**Short problem**:
Restate the span of lines that starts with the line containing "Convert this chart to matplotlib code." and ends with the line containing "37.7, 40.5, 43.3]", word for word, including both, with nothing else.

**Entries provided**:
********

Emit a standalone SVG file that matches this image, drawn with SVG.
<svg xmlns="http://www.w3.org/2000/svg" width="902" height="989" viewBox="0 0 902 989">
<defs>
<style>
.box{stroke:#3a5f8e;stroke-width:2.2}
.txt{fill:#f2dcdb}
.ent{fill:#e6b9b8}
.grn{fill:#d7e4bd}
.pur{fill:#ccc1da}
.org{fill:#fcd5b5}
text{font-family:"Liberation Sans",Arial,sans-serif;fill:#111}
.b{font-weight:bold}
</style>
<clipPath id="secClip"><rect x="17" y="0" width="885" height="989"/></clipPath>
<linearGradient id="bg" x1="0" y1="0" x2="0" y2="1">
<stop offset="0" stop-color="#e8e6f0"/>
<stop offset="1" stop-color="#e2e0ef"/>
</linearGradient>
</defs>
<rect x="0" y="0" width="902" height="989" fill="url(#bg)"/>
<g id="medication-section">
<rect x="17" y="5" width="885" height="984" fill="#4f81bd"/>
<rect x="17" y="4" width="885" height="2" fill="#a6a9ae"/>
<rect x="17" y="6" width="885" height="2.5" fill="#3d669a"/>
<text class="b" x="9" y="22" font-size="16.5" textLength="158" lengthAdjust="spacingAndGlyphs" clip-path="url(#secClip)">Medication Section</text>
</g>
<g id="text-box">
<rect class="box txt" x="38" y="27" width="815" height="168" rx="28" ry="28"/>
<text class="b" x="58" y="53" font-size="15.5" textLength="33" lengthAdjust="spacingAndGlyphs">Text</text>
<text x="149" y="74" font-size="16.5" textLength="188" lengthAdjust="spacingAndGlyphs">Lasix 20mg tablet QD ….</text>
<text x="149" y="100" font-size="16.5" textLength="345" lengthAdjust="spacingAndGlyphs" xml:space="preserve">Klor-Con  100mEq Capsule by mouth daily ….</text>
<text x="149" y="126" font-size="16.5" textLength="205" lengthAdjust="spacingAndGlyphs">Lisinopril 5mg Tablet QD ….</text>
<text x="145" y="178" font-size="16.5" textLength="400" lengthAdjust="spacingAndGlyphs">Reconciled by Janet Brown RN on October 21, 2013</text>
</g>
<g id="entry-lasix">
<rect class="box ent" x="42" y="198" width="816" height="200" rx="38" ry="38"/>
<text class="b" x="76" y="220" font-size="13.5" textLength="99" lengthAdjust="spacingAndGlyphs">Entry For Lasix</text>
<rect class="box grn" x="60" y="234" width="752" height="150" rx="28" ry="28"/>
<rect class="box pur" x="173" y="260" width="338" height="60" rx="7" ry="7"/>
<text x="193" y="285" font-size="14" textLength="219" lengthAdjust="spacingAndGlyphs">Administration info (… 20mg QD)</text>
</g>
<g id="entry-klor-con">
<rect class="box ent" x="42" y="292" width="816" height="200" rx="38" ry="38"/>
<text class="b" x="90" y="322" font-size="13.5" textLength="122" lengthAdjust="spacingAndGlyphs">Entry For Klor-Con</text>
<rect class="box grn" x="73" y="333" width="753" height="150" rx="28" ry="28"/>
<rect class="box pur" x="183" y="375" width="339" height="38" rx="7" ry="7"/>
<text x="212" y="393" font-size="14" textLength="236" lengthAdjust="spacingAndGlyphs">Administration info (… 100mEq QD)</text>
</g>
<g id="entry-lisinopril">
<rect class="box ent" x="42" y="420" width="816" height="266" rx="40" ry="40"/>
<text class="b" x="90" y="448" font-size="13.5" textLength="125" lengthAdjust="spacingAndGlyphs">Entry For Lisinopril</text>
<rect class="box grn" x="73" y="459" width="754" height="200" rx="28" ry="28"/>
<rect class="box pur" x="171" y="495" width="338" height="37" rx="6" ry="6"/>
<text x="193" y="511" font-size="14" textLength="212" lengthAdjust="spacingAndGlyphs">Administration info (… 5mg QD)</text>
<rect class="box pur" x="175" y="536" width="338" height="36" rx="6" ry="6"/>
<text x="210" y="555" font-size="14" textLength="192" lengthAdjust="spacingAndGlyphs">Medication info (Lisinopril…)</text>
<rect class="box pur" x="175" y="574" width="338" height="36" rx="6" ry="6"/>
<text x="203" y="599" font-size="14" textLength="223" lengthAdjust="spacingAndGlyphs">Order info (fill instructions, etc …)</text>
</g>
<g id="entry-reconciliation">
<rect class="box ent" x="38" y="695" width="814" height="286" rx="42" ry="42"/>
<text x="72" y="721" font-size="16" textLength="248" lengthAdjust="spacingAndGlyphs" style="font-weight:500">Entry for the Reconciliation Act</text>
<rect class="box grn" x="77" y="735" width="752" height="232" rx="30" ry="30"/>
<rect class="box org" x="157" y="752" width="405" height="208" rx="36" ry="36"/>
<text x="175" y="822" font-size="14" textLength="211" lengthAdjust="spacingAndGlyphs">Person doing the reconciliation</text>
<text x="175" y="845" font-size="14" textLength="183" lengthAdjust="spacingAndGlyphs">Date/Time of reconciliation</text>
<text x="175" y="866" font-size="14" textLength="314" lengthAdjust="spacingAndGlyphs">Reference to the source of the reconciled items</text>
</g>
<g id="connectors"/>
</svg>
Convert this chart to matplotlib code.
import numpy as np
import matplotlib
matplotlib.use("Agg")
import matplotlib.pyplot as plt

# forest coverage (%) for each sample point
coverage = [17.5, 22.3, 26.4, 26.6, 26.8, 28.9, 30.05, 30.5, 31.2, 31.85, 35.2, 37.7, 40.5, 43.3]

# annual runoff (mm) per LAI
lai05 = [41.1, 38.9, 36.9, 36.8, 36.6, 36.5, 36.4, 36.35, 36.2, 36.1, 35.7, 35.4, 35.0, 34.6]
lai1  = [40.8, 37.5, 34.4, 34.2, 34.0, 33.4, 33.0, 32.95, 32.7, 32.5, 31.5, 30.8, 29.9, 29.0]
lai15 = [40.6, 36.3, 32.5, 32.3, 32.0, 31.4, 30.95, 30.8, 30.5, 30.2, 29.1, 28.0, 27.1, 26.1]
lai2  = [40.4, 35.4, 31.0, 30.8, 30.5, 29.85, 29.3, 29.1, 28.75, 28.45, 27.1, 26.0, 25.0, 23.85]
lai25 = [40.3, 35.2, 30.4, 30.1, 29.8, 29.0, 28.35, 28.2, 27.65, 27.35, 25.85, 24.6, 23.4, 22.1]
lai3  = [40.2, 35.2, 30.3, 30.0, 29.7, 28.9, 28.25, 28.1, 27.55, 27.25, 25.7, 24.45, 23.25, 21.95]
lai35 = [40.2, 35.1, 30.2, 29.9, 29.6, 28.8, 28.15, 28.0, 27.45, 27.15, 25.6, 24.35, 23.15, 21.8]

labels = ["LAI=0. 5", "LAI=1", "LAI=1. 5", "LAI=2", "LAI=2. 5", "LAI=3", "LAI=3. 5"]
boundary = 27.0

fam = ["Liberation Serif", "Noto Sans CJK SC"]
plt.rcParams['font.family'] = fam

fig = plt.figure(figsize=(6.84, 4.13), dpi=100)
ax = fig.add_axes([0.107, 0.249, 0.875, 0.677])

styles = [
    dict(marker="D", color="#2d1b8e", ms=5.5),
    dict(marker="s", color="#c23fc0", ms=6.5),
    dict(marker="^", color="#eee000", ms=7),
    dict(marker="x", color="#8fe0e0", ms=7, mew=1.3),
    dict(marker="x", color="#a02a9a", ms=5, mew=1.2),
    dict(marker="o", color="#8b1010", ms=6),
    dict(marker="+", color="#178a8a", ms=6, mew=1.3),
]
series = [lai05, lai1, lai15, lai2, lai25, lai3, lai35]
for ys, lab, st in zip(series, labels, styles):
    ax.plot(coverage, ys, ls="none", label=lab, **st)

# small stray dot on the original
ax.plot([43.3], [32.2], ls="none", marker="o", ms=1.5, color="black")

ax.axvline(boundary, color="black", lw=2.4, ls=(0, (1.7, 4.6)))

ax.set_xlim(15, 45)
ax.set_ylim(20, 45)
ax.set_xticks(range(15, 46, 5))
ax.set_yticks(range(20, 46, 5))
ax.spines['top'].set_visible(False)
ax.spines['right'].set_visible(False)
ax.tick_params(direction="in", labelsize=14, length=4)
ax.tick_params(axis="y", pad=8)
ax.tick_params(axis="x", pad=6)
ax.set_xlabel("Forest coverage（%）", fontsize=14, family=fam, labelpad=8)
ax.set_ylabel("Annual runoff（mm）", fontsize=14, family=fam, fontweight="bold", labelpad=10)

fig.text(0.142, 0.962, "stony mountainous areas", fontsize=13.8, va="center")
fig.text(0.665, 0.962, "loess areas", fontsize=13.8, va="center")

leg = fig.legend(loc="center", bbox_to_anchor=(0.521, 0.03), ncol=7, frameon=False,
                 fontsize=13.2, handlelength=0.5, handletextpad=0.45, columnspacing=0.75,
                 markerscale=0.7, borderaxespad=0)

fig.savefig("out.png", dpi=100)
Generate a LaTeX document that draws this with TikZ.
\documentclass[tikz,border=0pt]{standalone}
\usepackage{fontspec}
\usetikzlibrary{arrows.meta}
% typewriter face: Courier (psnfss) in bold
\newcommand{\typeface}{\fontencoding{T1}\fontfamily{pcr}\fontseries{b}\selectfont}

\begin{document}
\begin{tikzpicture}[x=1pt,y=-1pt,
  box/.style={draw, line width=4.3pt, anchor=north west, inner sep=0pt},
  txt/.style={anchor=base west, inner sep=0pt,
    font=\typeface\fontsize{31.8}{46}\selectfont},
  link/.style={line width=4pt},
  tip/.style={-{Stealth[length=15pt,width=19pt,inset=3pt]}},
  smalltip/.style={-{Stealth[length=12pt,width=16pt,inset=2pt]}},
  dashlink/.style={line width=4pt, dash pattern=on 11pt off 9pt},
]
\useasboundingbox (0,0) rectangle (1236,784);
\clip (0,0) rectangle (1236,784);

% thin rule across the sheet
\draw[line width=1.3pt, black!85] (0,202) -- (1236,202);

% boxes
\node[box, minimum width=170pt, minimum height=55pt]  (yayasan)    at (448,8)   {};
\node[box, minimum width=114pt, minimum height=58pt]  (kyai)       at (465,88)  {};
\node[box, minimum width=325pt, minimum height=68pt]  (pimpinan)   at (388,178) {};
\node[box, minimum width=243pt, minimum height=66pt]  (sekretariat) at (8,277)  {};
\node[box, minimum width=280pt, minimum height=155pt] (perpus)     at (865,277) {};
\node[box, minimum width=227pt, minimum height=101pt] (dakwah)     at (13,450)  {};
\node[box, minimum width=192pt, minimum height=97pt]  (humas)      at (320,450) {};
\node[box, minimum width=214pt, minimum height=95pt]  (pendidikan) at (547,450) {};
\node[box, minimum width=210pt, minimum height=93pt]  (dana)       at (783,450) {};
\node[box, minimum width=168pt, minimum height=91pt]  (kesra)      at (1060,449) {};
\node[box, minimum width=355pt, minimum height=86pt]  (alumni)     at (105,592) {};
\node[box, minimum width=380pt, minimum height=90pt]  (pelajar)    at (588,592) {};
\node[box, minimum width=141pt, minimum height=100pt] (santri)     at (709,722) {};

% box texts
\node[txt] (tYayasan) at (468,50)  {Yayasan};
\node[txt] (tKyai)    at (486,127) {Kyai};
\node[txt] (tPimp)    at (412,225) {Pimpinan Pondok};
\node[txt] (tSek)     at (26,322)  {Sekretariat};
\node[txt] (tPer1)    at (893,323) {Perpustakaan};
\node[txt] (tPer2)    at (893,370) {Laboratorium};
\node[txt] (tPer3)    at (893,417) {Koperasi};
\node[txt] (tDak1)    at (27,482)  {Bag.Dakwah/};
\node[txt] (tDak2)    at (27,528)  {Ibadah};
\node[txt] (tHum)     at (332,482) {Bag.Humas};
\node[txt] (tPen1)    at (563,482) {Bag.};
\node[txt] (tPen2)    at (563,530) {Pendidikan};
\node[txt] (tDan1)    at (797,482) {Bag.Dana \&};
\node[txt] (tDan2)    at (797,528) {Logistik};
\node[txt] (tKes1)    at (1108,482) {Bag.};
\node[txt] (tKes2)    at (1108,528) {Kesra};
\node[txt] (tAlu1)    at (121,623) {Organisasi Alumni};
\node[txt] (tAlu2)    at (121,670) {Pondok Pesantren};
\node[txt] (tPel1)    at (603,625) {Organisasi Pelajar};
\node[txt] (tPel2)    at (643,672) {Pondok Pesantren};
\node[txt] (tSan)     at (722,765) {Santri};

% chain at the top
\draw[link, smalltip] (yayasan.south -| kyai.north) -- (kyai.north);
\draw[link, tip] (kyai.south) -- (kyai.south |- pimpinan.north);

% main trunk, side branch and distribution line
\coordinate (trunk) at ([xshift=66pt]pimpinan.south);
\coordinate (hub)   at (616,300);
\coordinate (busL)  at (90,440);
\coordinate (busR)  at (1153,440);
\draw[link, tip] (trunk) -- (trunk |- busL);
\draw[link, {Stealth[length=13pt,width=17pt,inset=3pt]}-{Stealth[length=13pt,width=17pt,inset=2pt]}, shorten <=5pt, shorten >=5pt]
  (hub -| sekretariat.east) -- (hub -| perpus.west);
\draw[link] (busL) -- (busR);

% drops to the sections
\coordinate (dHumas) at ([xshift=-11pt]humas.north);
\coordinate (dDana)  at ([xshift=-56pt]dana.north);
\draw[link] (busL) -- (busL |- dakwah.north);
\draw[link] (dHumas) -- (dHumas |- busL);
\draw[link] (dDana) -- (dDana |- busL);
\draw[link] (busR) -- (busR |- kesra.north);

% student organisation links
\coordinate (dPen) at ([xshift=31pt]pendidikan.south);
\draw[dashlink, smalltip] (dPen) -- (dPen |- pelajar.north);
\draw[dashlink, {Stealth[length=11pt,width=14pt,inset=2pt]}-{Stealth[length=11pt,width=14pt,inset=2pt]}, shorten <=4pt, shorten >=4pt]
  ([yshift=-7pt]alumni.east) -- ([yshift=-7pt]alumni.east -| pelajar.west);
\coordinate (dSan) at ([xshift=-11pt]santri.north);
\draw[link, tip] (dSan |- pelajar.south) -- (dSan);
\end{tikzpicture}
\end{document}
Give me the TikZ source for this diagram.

********

**The answer**:
Convert this chart to matplotlib code.
import numpy as np
import matplotlib
matplotlib.use("Agg")
import matplotlib.pyplot as plt

# forest coverage (%) for each sample point
coverage = [17.5, 22.3, 26.4, 26.6, 26.8, 28.9, 30.05, 30.5, 31.2, 31.85, 35.2, 37.7, 40.5, 43.3]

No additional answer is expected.